L'écureuil est le plus joli, le plus svelte, le plus gracieux de tous les rongeurs. Il n'est personne qui n'ait eu l'occasion d'admirer, dans ces cages tournantes où l'on a trop souvent la cruauté de l'enfermer, son œil vif, sa physionomie fine, la gentillesse de ses mouvements, l'élégance de cette longue queue en panache qu'il relève jusque par-dessus sa tête. Il a aussi cette originalité qu'il mène une vraie vie d'oiseau. Il choisit un grand arbre dans les plus hautes futaies, et il y vit en famille.

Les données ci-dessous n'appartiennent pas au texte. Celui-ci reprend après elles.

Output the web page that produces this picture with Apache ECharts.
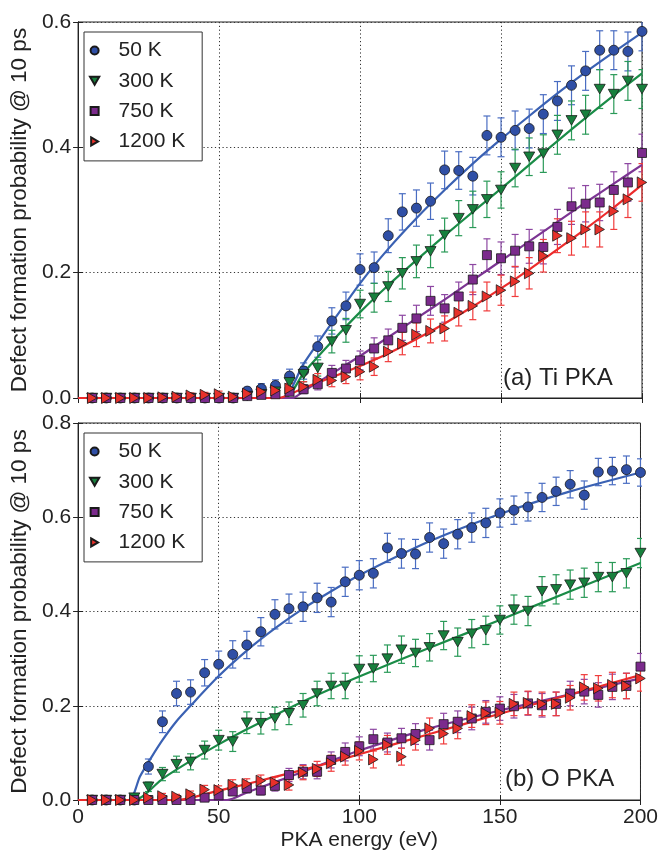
<!DOCTYPE html>
<html><head><meta charset="utf-8">
<script src="https://cdn.jsdelivr.net/npm/echarts@6/dist/echarts.min.js"></script>
<style>html,body{margin:0;padding:0;background:#fff}#c{width:661px;height:853px}</style>
</head><body><div id="c"></div>
<script>
// ---------- data ----------
const energies = [5,10,15,20,25,30,35,40,45,50,55,60,65,70,75,80,85,90,95,100,105,110,115,120,125,130,135,140,145,150,155,160,165,170,175,180,185,190,195,200];
const seriesNames = ['50 K','300 K','750 K','1200 K'];
const xTicks = [0,50,100,150,200];
const yTicksTop = [0,0.2,0.4,0.6];
const yTicksBottom = [0,0.2,0.4,0.6,0.8];
const panelLabels = ['(a) Ti PKA','(b) O PKA'];

// (a) Ti PKA
const ti50   = [0,0,0,0,0,0,0,0,0,0,0, 0.011,0.015,0.020,0.035,0.043,0.082,0.123,0.147,0.205,0.208,0.259,0.297,0.303,0.314,0.364,0.363,0.354,0.419,0.416,0.427,0.430,0.453,0.474,0.499,0.522,0.555,0.555,0.553,0.585];
const ti300  = [0,0,0,0,0,0,0,0,0,0,0, 0.003,0.006,0.010,0.025,0.038,0.048,0.090,0.108,0.150,0.160,0.178,0.199,0.218,0.234,0.260,0.287,0.301,0.317,0.332,0.367,0.385,0.390,0.420,0.443,0.452,0.493,0.485,0.506,0.493];
const ti750  = [0,0,0,0,0,0,0,0,0,0,0, 0.003,0.005,0.006,0.010,0.014,0.022,0.040,0.047,0.060,0.079,0.092,0.112,0.127,0.155,0.143,0.162,0.189,0.228,0.223,0.235,0.242,0.241,0.273,0.306,0.310,0.312,0.332,0.344,0.391];
const ti1200 = [0,0,0,0,0,0.001,0.002,0.004,0.005,0.006,0.002, 0.007,0.010,0.012,0.015,0.018,0.029,0.028,0.034,0.042,0.050,0.074,0.087,0.101,0.107,0.111,0.136,0.147,0.162,0.172,0.186,0.199,0.227,0.259,0.255,0.269,0.269,0.298,0.317,0.344];
const ti50Err   = [0,0,0,0,0,0,0,0,0,0,0, 0.006,0.008,0.009,0.011,0.013,0.017,0.021,0.022,0.025,0.025,0.027,0.029,0.029,0.029,0.030,0.030,0.030,0.031,0.031,0.031,0.031,0.031,0.031,0.031,0.031,0.031,0.031,0.031,0.031];
const ti300Err  = [0,0,0,0,0,0,0,0,0,0,0, 0.003,0.005,0.006,0.010,0.012,0.013,0.018,0.019,0.022,0.023,0.024,0.025,0.026,0.026,0.027,0.028,0.029,0.029,0.029,0.030,0.030,0.030,0.031,0.031,0.031,0.031,0.031,0.031,0.031];
const ti750Err  = [0,0,0,0,0,0,0,0,0,0,0, 0.003,0.004,0.005,0.006,0.007,0.009,0.012,0.013,0.015,0.017,0.018,0.020,0.021,0.023,0.022,0.023,0.024,0.026,0.026,0.026,0.027,0.027,0.028,0.029,0.029,0.029,0.029,0.030,0.030];
const ti1200Err = [0,0,0,0,0,0.002,0.003,0.004,0.004,0.005,0.003, 0.005,0.006,0.007,0.008,0.008,0.010,0.010,0.011,0.013,0.014,0.016,0.018,0.019,0.019,0.020,0.021,0.022,0.023,0.024,0.024,0.025,0.026,0.027,0.027,0.028,0.028,0.029,0.029,0.030];
const tiFit50   = [[0,0],[72,0],[80,0.055],[90,0.120],[100,0.183],[110,0.238],[120,0.287],[130,0.332],[140,0.374],[150,0.413],[160,0.450],[170,0.486],[180,0.520],[190,0.552],[200,0.583]];
const tiFit300  = [[0,0],[73,0],[80,0.040],[90,0.090],[100,0.137],[110,0.180],[120,0.220],[130,0.259],[140,0.297],[150,0.334],[160,0.372],[170,0.410],[180,0.447],[190,0.483],[200,0.518]];
const tiFit750  = [[0,0],[76,0],[80,0.011],[90,0.039],[100,0.067],[110,0.097],[120,0.127],[130,0.157],[140,0.188],[150,0.219],[160,0.250],[170,0.281],[180,0.312],[190,0.342],[200,0.372]];
const tiFit1200 = [[0,0],[71,0],[80,0.016],[90,0.033],[100,0.051],[110,0.071],[120,0.094],[130,0.119],[140,0.146],[150,0.175],[160,0.205],[170,0.237],[180,0.270],[190,0.304],[200,0.340]];

// (b) O PKA
const o50   = [0,0,0,0, 0.071,0.166,0.226,0.229,0.270,0.288,0.309,0.329,0.357,0.394,0.406,0.410,0.429,0.420,0.463,0.477,0.481,0.535,0.523,0.522,0.557,0.544,0.564,0.578,0.588,0.609,0.615,0.622,0.642,0.655,0.670,0.647,0.696,0.698,0.701,0.695];
const o300  = [0,0,0, 0.005,0.028,0.055,0.076,0.081,0.106,0.127,0.124,0.164,0.163,0.173,0.184,0.201,0.226,0.242,0.242,0.278,0.279,0.300,0.319,0.312,0.324,0.349,0.335,0.353,0.360,0.382,0.404,0.401,0.443,0.447,0.457,0.461,0.473,0.473,0.481,0.524];
const o750  = [0,0,0,0,0,0,0,0, 0.005,0.010,0.018,0.025,0.020,0.030,0.053,0.060,0.060,0.085,0.102,0.114,0.129,0.122,0.131,0.140,0.127,0.161,0.166,0.173,0.187,0.194,0.199,0.205,0.201,0.204,0.226,0.230,0.223,0.240,0.242,0.283];
const o1200 = [0,0,0,0, 0.005,0.008,0.007,0.012,0.022,0.021,0.032,0.034,0.041,0.037,0.032,0.058,0.066,0.078,0.092,0.104,0.086,0.117,0.092,0.127,0.152,0.141,0.152,0.178,0.184,0.185,0.204,0.206,0.204,0.204,0.217,0.239,0.237,0.244,0.242,0.258];
const o50Err   = [0,0,0,0, 0.016,0.023,0.026,0.026,0.028,0.028,0.029,0.029,0.030,0.031,0.031,0.031,0.031,0.031,0.031,0.031,0.031,0.031,0.031,0.031,0.031,0.031,0.031,0.031,0.031,0.030,0.030,0.030,0.030,0.030,0.029,0.030,0.029,0.029,0.029,0.029];
const o300Err  = [0,0,0, 0.004,0.010,0.014,0.017,0.017,0.019,0.021,0.021,0.023,0.023,0.024,0.024,0.025,0.026,0.027,0.027,0.028,0.028,0.029,0.029,0.029,0.029,0.030,0.030,0.030,0.030,0.030,0.031,0.031,0.031,0.031,0.031,0.031,0.031,0.031,0.031,0.031];
const o750Err  = [0,0,0,0,0,0,0,0, 0.004,0.006,0.008,0.010,0.009,0.011,0.014,0.015,0.015,0.017,0.019,0.020,0.021,0.020,0.021,0.022,0.021,0.023,0.023,0.024,0.024,0.025,0.025,0.025,0.025,0.025,0.026,0.026,0.026,0.027,0.027,0.028];
const o1200Err = [0,0,0,0, 0.004,0.006,0.005,0.007,0.009,0.009,0.011,0.011,0.012,0.012,0.011,0.015,0.016,0.017,0.018,0.019,0.018,0.020,0.018,0.021,0.022,0.022,0.022,0.024,0.024,0.024,0.025,0.025,0.025,0.025,0.026,0.027,0.027,0.027,0.027,0.027];
const oFit50   = [[0,0],[18,0],[22,0.050],[26,0.090],[30,0.127],[35,0.167],[40,0.200],[50,0.263],[60,0.317],[70,0.364],[80,0.406],[90,0.443],[100,0.477],[125,0.549],[150,0.607],[175,0.655],[200,0.695]];
const oFit300  = [[0,0],[20,0],[30,0.045],[40,0.083],[50,0.118],[60,0.150],[70,0.180],[80,0.209],[90,0.236],[100,0.262],[125,0.323],[150,0.382],[175,0.443],[200,0.503]];
const oFit750  = [[0,0],[53,0],[60,0.016],[70,0.038],[80,0.060],[90,0.083],[100,0.105],[125,0.152],[150,0.190],[175,0.224],[200,0.258]];
const oFit1200 = [[0,0],[35,0],[50,0.020],[60,0.034],[70,0.049],[80,0.064],[90,0.080],[100,0.097],[125,0.140],[150,0.183],[175,0.224],[200,0.265]];

// ---------- styles ----------
const FONT = '"Liberation Sans", Arial, Helvetica, sans-serif';
const markerColors = ['#2f4fa6','#17803d','#7b2a8c','#e8302a'];
const lineColors   = ['#3a61b3','#1a8c47','#7c3593','#ec2b2b'];
const barColors    = ['#4a6dc2','#2a9a58','#8d47a2','#f03c3c'];
const symbols = ['circle','path://M0,0L10,0L5,8.66Z','path://M0,0L10,0L10,10L0,10Z','path://M0,0L8.66,5L0,10Z'];
const symbolSizes = [10,11,9,11];

const panels = [
  {vals:[ti50,ti300,ti750,ti1200], errs:[ti50Err,ti300Err,ti750Err,ti1200Err], fits:[tiFit50,tiFit300,tiFit750,tiFit1200]},
  {vals:[o50,o300,o750,o1200], errs:[o50Err,o300Err,o750Err,o1200Err], fits:[oFit50,oFit300,oFit750,oFit1200]}
];

const series = [];
panels.forEach((p, pi) => {
  for (let i = 0; i < 4; i++) {
    const ebData = [];
    energies.forEach((e, k) => { if (p.errs[i][k] > 0) ebData.push([e, p.vals[i][k], p.errs[i][k]]); });
    series.push({
      type: 'custom', name: 'eb' + pi + i, xAxisIndex: pi, yAxisIndex: pi, clip: true, z: 2,
      silent: true, data: ebData,
      renderItem: (params, api) => {
        const x = api.value(0), y = api.value(1), er = api.value(2);
        const hi = api.coord([x, y + er]), lo = api.coord([x, y - er]);
        const cap = 3.5;
        const st = {stroke: barColors[i], lineWidth: 1.2};
        return {type: 'group', children: [
          {type: 'line', shape: {x1: hi[0], y1: hi[1], x2: lo[0], y2: lo[1]}, style: st},
          {type: 'line', shape: {x1: hi[0] - cap, y1: hi[1], x2: hi[0] + cap, y2: hi[1]}, style: st},
          {type: 'line', shape: {x1: lo[0] - cap, y1: lo[1], x2: lo[0] + cap, y2: lo[1]}, style: st}
        ]};
      }
    });
  }
  for (let i = 0; i < 4; i++) {
    series.push({
      type: 'line', name: 'fit' + pi + i, xAxisIndex: pi, yAxisIndex: pi, z: 3,
      data: p.fits[i], smooth: 0.25, showSymbol: false, silent: true,
      lineStyle: {color: lineColors[i], width: 2.2}, itemStyle: {color: lineColors[i]}
    });
  }
  for (let i = 0; i < 4; i++) {
    series.push({
      type: 'scatter', name: seriesNames[i], xAxisIndex: pi, yAxisIndex: pi, z: 4,
      data: energies.map((e, k) => [e, p.vals[i][k]]),
      symbol: symbols[i], symbolSize: symbolSizes[i], symbolKeepAspect: true,
      itemStyle: {color: markerColors[i], borderColor: '#1a1a1a', borderWidth: 0.8, opacity: 1}
    });
  }
});

const grids = [
  {left: 75, top: 22, width: 567, height: 376},
  {left: 75, top: 423, width: 567, height: 377}
];
const tickColor = '#222';
const split = {show: true, lineStyle: {color: '#333', width: 1, type: [1.2, 2.6]}};

function xAx(gi, showLabels, pos) {
  return {
    type: 'value', gridIndex: gi, min: xTicks[0], max: xTicks[xTicks.length - 1], interval: xTicks[1] - xTicks[0],
    position: pos,
    axisLine: {show: true, lineStyle: {color: tickColor, width: 1}},
    axisTick: {show: true, inside: true, length: 5, lineStyle: {color: tickColor}},
    axisLabel: {show: showLabels, fontFamily: FONT, fontSize: 21, color: '#222', margin: 7},
    splitLine: pos === 'bottom' ? split : {show: false},
    name: (showLabels ? 'PKA energy (eV)' : ''), nameLocation: 'middle', nameGap: 30,
    nameTextStyle: {fontFamily: FONT, fontSize: 21, color: '#222'}
  };
}
function yAx(gi, ticks, showLabels, pos) {
  return {
    type: 'value', gridIndex: gi, min: ticks[0], max: ticks[ticks.length - 1], interval: ticks[1] - ticks[0],
    position: pos,
    axisLine: {show: true, lineStyle: {color: tickColor, width: 1}},
    axisTick: {show: true, inside: true, length: 5, lineStyle: {color: tickColor}},
    axisLabel: {show: showLabels, fontFamily: FONT, fontSize: 21, color: '#222', margin: 7,
      formatter: v => v.toFixed(1)},
    splitLine: pos === 'left' ? split : {show: false},
    name: showLabels ? 'Defect formation probability @ 10 ps' : '', nameLocation: 'middle', nameGap: 45,
    nameRotate: 90,
    nameTextStyle: {fontFamily: FONT, fontSize: 22.5, color: '#222'}
  };
}

function legendAt(top) {
  return {
    orient: 'vertical', left: 84, top: top, padding: [8, 17, 9, 5],
    itemWidth: 38, itemHeight: 8, itemGap: 9.3,
    borderColor: '#333', borderWidth: 1, backgroundColor: '#fff',
    data: seriesNames, selectedMode: false,
    textStyle: {fontFamily: FONT, fontSize: 21, color: '#222', lineHeight: 20}
  };
}

const option = {
  animation: false,
  backgroundColor: '#fff',
  grid: grids.map(g => Object.assign({show: true, borderColor: '#222', borderWidth: 1, backgroundColor: 'transparent'}, g)),
  xAxis: [xAx(0, false, 'bottom'), xAx(1, true, 'bottom'), xAx(0, false, 'top'), xAx(1, false, 'top')],
  yAxis: [yAx(0, yTicksTop, true, 'left'), yAx(1, yTicksBottom, true, 'left'), yAx(0, yTicksTop, false, 'right'), yAx(1, yTicksBottom, false, 'right')],
  legend: [legendAt(32), legendAt(433)],
  graphic: [
    {type: 'text', left: 503, top: 366, z: 10, style: {text: panelLabels[0], font: '24px ' + FONT, fill: '#222'}},
    {type: 'text', left: 505, top: 767, z: 10, style: {text: panelLabels[1], font: '24px ' + FONT, fill: '#222'}}
  ],
  series: series
};

const chart = echarts.init(document.getElementById('c'), null, {renderer: 'canvas'});
chart.setOption(option);
</script>
</body></html>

Il saute de branche en branche, passe sur les arbres voisins, monte, descend, fait mille gambades avec une prestesse incroyable ; l'œil le plus exercé peut à peine le suivre dans ses évolutions, on pourrait dire dans son vol.
A son extrême légèreté, il joint beaucoup de malice pour se dérober à votre regard : s'il vous a vu, il aura soin de mettre toujours le tronc de l'arbre ou une grosse branche entre vous et lui ; changez de place, tournez, retournez autour de l'arbre, il tourne et retourne en même temps que vous. On peut se promener pendant plusieurs heures dans une forêt peuplée d'écureuils sans en apercevoir un seul, si l'on n'a pas pris la précaution de marcher en silence.
Les dehors séduisants, les qualités brillantes qui plaisent aux yeux, ne sont pas les seuls avantages de l'écureuil ; il se recommande encore par des qualités solides : il est excellent père de famille ; il montre le plus grand attachement pour sa femelle et ses petites ; il se fait brave, il devient téméraire pour les défendre.
Les chasseurs ont remarqué qu'ils tuaient beaucoup plus de mâles que de femelles : la raison en est que le mâle reste en arrière et s'expose pour couvrir la retraite des siens. La mère n'a pas moins de tendresse pour ses enfants. Dupont de Nemours raconte qu'en 1785, quand on abattit le parc de Versailles, on le trouva rempli d'une multitude d'écureuils dont à peine jusque-là on avait soupçonné l'existence. « Leur désolation fut affreuse, dit-il ; les mères couraient éplorées de côté et d'autre, à travers les arbres renversés, leurs petits dans les bras, ne sachant où les cacher. Les mâles bordaient l'abatis, se précipitant du côté où paraissaient les curieux, disant, avec leurs grimaces, toutes sortes d'injures, leur dernière ressource. »
Nous avons dit que les écureuils mènent une vie d'oiseau ; c'est aussi à la manière des oiseaux qu'ils font leur nid. Ils le placent au faîte d'un arbre élevé, souvent sur un vieux sapin. Ils commencent par apporter dans leur bouche du gazon sec, de la mousse, qu'ils déposent sur une grosse branche ou dans une enfourchure, puis des bûchettes qu'ils entrelacent, pressent, foulent à mesure. Quand le fond de la couche est fait, ils en élèvent les bords, et par-dessus mettent un toit ; ils n'y laissent qu'une ouverture vers le haut, à peine assez large pour passer. Ce petit édifice se confond tellement avec la ramure de l'arbre qu'il est presque impossible de l'apercevoir.
Mais ce n'est pas assez pour l'écureuil de se mettre à l'abri ; malgré sa vivacité, il n'est rien moins qu'étourdi et imprévoyant : il songe à s'assurer des vivres pour les temps de disette. Le creux d'un arbre, une fente de l'écorce, quelquefois un trou en terre, dans un lieu sec, lui servent de magasin ; il y entasse force glands, faînes ou noisettes.